* Codelco worried about output at new copper mine - source
* Supply from Codelco could rise in second half
* LS Nikko offers term premiums of $135-$140 to China for 2014
(Adds details, LS Nikko term premium)
HONG KONG, Nov 7 (Reuters) - Chinese importers of refined copper have been asked by Chile's Codelco to accept a cut in term shipments in the first half of 2014, two sources said, as the world's largest producer beds down ore processing at a new mine.
However, Codelco has told importers it should be able to supply increased volumes of metal in the second half of 2014 to cover shortfalls in the first part of the year, a buyer and a trading source familiar with Codelco's operations told Reuters.
Reduced term shipments from Codelco could fuel buying by Chinese importers in the spot market, supporting copper prices which have fallen about 10 percent so far this year.
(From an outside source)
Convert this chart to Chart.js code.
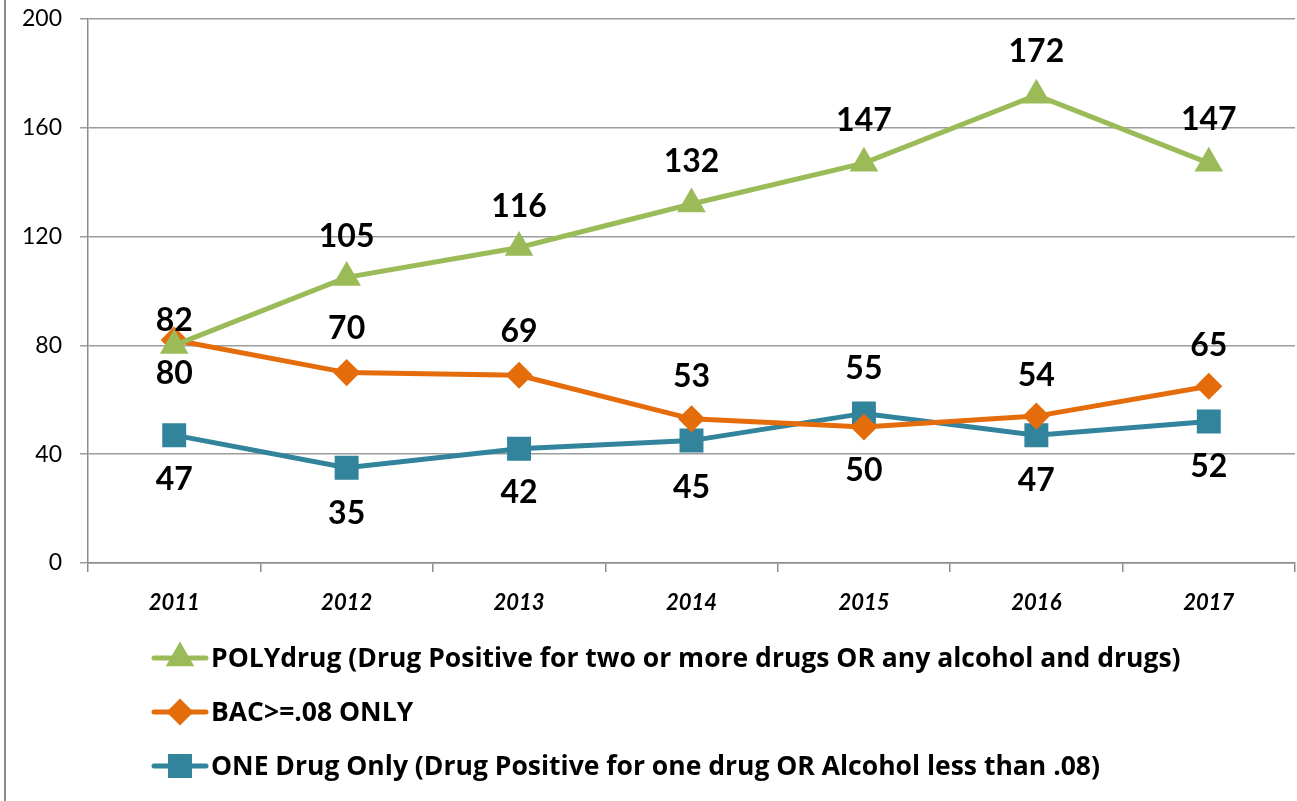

China, the world's top copper consumer, is the biggest buyer of Chilean metal.
Codelco was concerned about refined copper production using ore from its new $3 billion Ministro Hales mine in the first four months of the year, two trading sources said.
The mine is scheduled to come on stream at the end of 2013 and produce about 183,000 tonnes of copper a year.
Codelco intended to cut the amount of total output sold by term shipments from 80 percent to around 70 percent in 2014, but would have more spot refined copper to sell if ore processing ran smoothly at Ministro Hales, the source said.
Officials at Codelco in Santiago were not immediately available to comment.
Codelco officials and Chinese buyers are expected to meet for talks on 2014 shipments to China in the week of Nov. 18 in Shanghai, traders said.
The Chilean producer is expected to offer a term premium of $135-$145 a tonne over London Metal Exchange copper prices . This would be an increase of at least 38 percent over the $98 premium for 2013 shipments, but still below spot premiums in Shanghai currently around $190-$200 a tonne.
The latest estimate of Codelco's premiums, which is typically used as the benchmark for term imports, is higher than the $130-$140 expected by importers and traders at a copper conference last week.
Reflecting demand for term shipments next year, South Korean producer LS-Nikko Copper has required buyers to pay term premiums of $135-$140 per tonne for 2014 shipments to China, said a separate buyer and a source who is familiar with LS-Nikko's operations.
The offers are about 10 percent above the $123 term premium agreed between another major Asian smelter Japan's Pan Pacific Copper and Chinese firms.
The buyer said his firm had received a premium offer of $135 from LS two weeks ago and the offer had been raised to $140 this week.
An LS-Nikko spokesman declined to comment on the firm's offers of term premiums to China for 2014 shipments.
"A term premium of $140 is still good," said a trading manager at a large Chinese end-user and importer of refined copper, citing strong spot premiums.
Spot standard grades of refined copper in bonded warehouses in Shanghai or metal due to arrive in the city soon traded at premiums of $190-$200 a tonne this week, traders said.
Bonded stocks in Shanghai have stayed at a 1-1/2 year-low around 400,000 tonnes in the past month, compared to a record of about one million tonnes in the first quarter of 2013, they estimated.